Imitation und Persiflage schien auch in Igor Strawinskys Konzert für Klavier und Blasinstrumente durchzuschimmern, das gerade im zweiten und dritten Satz an das Klavierkonzert von Maurice Ravel erinnert – das jedoch etwa vier Jahre später entstand. Solist Kilian Scholla wirbelte behend durch den Klavierpart, Tobias Engeli ordnete das Gegenüber der Bläser, das um einiges wohlgefälliger, harmonischer und vielfarbiger ausfiel als in vergleichbaren Stücken (wie Friedrich Guldas Konzert für Violoncello und Blasorchester). Ob sich Kilian Scholla eher von den Werkbezügen oder von der Projektarbeit mit dem Orchester anregen ließ? Er schrieb auf jeden Fall ein Stück für den Anlaß, eine »Kadenz ohne Triller – Eine Strawinsky-Phantasie«, die Ligeti, Schubert, Gershwin und andere einzuschließen schien. Ein tolles, virtuoses Stück, das hoffentlich mit Projektende nicht verklungen ist!

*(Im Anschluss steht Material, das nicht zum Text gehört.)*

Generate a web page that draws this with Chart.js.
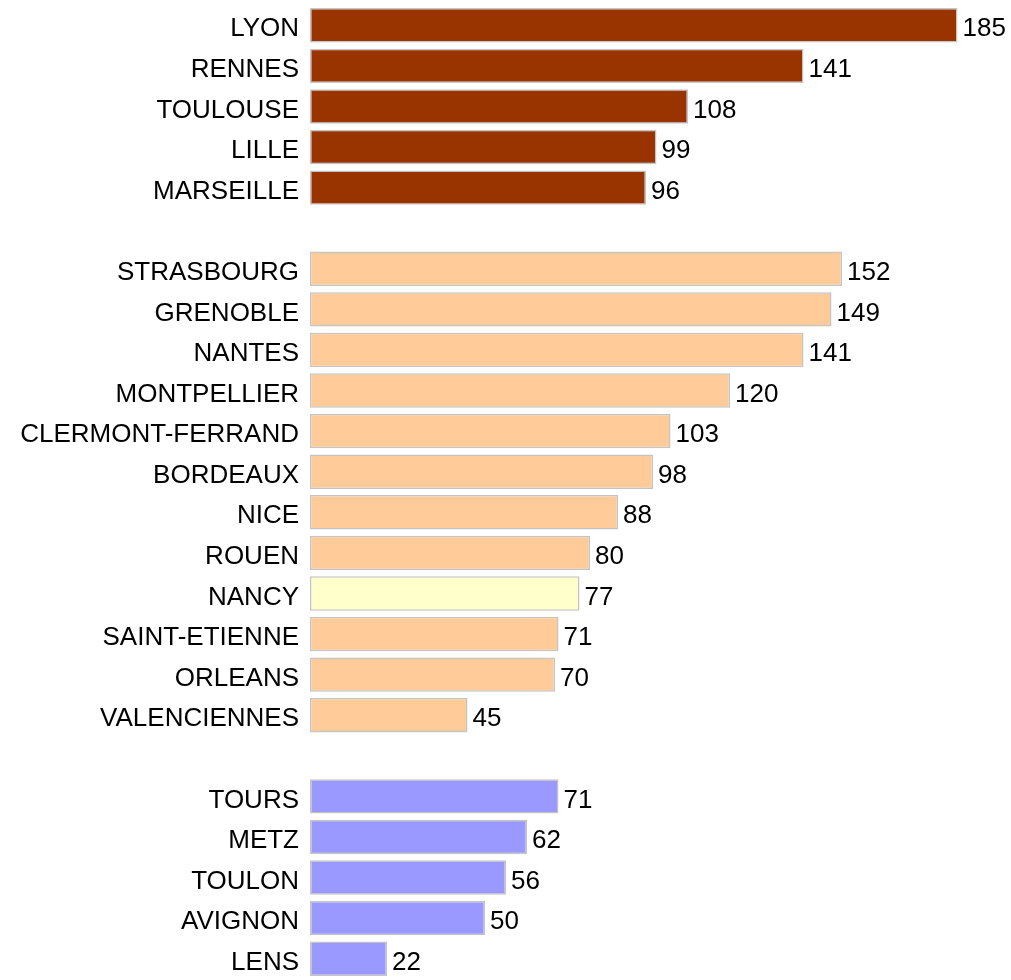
<!DOCTYPE html>
<html>
<head>
<meta charset="utf-8">
<script src="https://cdn.jsdelivr.net/npm/chart.js@4/dist/chart.umd.min.js"></script>
<style>
  html, body { margin: 0; padding: 0; background: #fff; overflow: hidden; }
  #wrap { width: 1011px; height: 990px; position: relative; }
</style>
</head>
<body>
<div id="wrap"><canvas id="villes"></canvas></div>
<script>
// empty strings are the spacer rows between the three groups
const cities = [
  'LYON', 'RENNES', 'TOULOUSE', 'LILLE', 'MARSEILLE',
  '',
  'STRASBOURG', 'GRENOBLE', 'NANTES', 'MONTPELLIER', 'CLERMONT-FERRAND', 'BORDEAUX',
  'NICE', 'ROUEN', 'NANCY', 'SAINT-ETIENNE', 'ORLEANS', 'VALENCIENNES',
  '',
  'TOURS', 'METZ', 'TOULON', 'AVIGNON', 'LENS'
];
const values = [
  185, 141, 108, 99, 96,
  null,
  152, 149, 141, 120, 103, 98, 88, 80, 77, 71, 70, 45,
  null,
  71, 62, 56, 50, 22
];
const groups = [
  'top', 'top', 'top', 'top', 'top',
  '',
  'mid', 'mid', 'mid', 'mid', 'mid', 'mid', 'mid', 'mid', 'hl', 'mid', 'mid', 'mid',
  '',
  'low', 'low', 'low', 'low', 'low'
];

const groupColors = { top: '#993300', mid: '#ffcc99', hl: '#ffffcc', low: '#9999ff', '': 'rgba(0,0,0,0)' };

const valueLabels = {
  id: 'valueLabels',
  afterDatasetsDraw(chart) {
    const ctx = chart.ctx;
    const meta = chart.getDatasetMeta(0);
    ctx.save();
    ctx.font = '26px "Liberation Sans", Arial, sans-serif';
    ctx.fillStyle = '#000';
    ctx.textAlign = 'left';
    ctx.textBaseline = 'middle';
    meta.data.forEach((bar, i) => {
      if (values[i] == null) return;
      ctx.fillText(String(values[i]), bar.x + 5, bar.y + 4);
    });
    ctx.restore();
  }
};

new Chart(document.getElementById('villes'), {
  type: 'bar',
  data: {
    labels: cities,
    datasets: [{
      data: values,
      backgroundColor: groups.map(g => groupColors[g]),
      borderColor: '#c4c4c4',
      borderWidth: 1.5,
      borderSkipped: false,
      barPercentage: 0.85,
      categoryPercentage: 1
    }]
  },
  options: {
    indexAxis: 'y',
    responsive: true,
    maintainAspectRatio: false,
    animation: false,
    layout: { padding: { top: 5, bottom: 11, left: 0, right: 1 } },
    plugins: {
      legend: { display: false },
      tooltip: { enabled: false }
    },
    scales: {
      x: { display: false, min: 0, max: 200 },
      y: {
        grid: { display: false, drawTicks: false },
        border: { display: false },
        ticks: {
          color: '#000',
          padding: 11,
          labelOffset: 4,
          autoSkip: false,
          font: { family: '"Liberation Sans", Arial, sans-serif', size: 26 }
        },
        afterFit(scale) {
          scale.width = 310;
          scale.paddingTop = 0;
          scale.paddingBottom = 0;
        }
      }
    }
  },
  plugins: [valueLabels]
});
</script>
</body>
</html>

»Unverklingbar« ist George Bizets »Carmen«. Der Repertoireliebling der Oper fand viele Bearbeiter und Arrangeure. Zu den charmantesten und gewitztesten gehört wohl Rodion Schtschedrin, Dresdnern nicht nur durch seine Musik, sondern ebenso als Dirigent und Musiker wohlbekannt. Die Carmen-Suite für Streichorchester und Schlaginstrumente ließ schließlich ganze Opernszenen vor dem inneren Auge entstehen und gab den jungen Musikern Gelegenheit, einen warmen Streicherklang zu entwickeln, der vom romantischen Sehnen bis zum spanisch-feurigen Temperament vieles darstellen konnte. Und: »Austausch« heißt manchmal, sich die Instrumente zu teilen. Die fünf Schlagwerker hatten viel zu tun, da wechselte sogar die große Trommel vom einen zum anderen.

25. Oktober 2021, Wolfram Quellmalz

Das nächste Projekt des LJO, es wird das 61. sein, ist schon in Planung. Am Jahresende beginnen die Probespiele, im April gibt es die Konzerte, auch in Dresden.